Lake Maggiore (Italian: Lago Maggiore, pronounced [ˈlaːɡo madˈdʒoːre] lit. ‘Greater Lake’ or Verbano [verˈbaːno]; Latin: Lacus Verbanus) is a large lake located on the south side of the Alps. It is the second largest lake in Italy in the Lombardy region and largest lake of the canton of Ticino, Switzerland. Lake Maggiore is the most westerly of the three great prealpine lakes of Italy, it extends for about 70 kilometres (43 miles) between Locarno and Arona.
The climate is mild in both summer and winter, producing Mediterranean vegetation, with beautiful gardens growing rare and exotic plants. Well-known gardens include those of the Isola Madre, Isola Bella and the Isole di Brissago, that of the Villa Taranto in Verbania, and the Alpinia botanical garden above Stresa.
Lake Maggiore is 68 kilometers (42 miles) long, and 3 to 5 km (2 to 3 miles) wide, except at the bay opening westward between Pallanza and Stresa, where it is 10 km (6 mi) wide. It is the longest Italian lake, but Lake Garda has a greater area. Its mean height above the sea level is 193 meters; a deep lake, its bottom is almost everywhere below sea-level: at its deepest, 179 meters below. Its form is very sinuous, so that there are few points from which any considerable part of its surface can be seen at a single glance. If this lessens the effect of the apparent size, it increases the variety of its scenery. While the upper end is completely alpine in character, the middle region lies between hills of gentler form, and the lower end advances to the verge of the plain of Lombardy.
The lake basin has tectonic-glacial origins and its volume is 37 cubic kilometers (9 cu mi). The lake has a surface area of about 213 cubic kilometers (51 cu mi), a maximum length of 54 km (34 mi) and, at its widest, is 12 km (7 mi). Its main tributaries are the Ticino, the Maggia, the Toce (by which it receives the outflow of Lake Orta) and the Tresa (which is the sole emissary of Lake Lugano). The rivers Verzasca, Giona, and Cannobino also flow into the lake.
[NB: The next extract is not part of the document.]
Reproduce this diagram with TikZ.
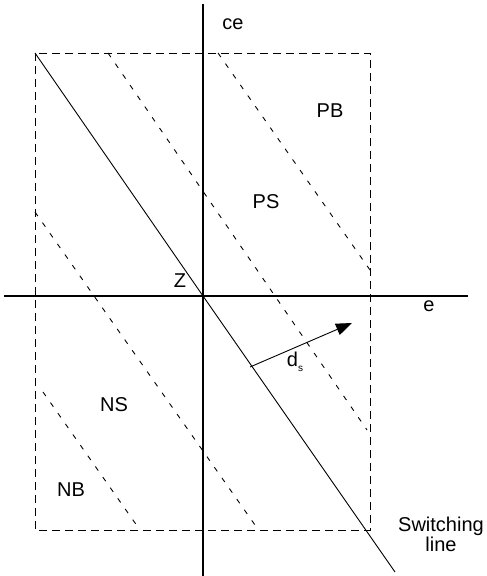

Its outlet is the Ticino which, in turn, joins the river Po just south-east of Pavia.
The lake’s jagged banks are surrounded by the Lepontine Alps. The western bank is in Piedmont (provinces of Novara and Province of Verbano-Cusio-Ossola) and the eastern in Lombardy (province of Varese), whereas the most northerly section extends thirteen kilometers (8.1 miles) into the canton of Ticino, where it constitutes its lowest point above sea-level as well as that of Switzerland.
Lake Maggiore weather is generally mild. It is known for its Mediterranean-like climate where tropical and sub-tropical plants can grow year-round. During winter, the lake helps to maintain a higher temperature in the surrounding region (since water releases heat energy more slowly than air). The temperatures are cooled down in summer by the breezes that blow on the water’s surface changing its colour. The area enjoys nearly 2300 hours of sunshine a year and an average annual temperature of 15.5 °C (60 °F). The water of the lake has a comfortable temperature of 20 °C (68 °F) to 22 °C (72 °F) in July and August. In winter snowfall is erratic and primarily affects the higher elevations. Rainfall is heaviest in May and lowest during the winter months.]
The Sacred Mountain of Ghiffa is a Roman Catholic devotional complex in the comune of Ghiffa, (Piedmont, northern Italy), overlooking the Lake Maggiore. It is one of the nine Sacri Monti of Piedmont and Lombardy, included in UNESCO World Heritage list.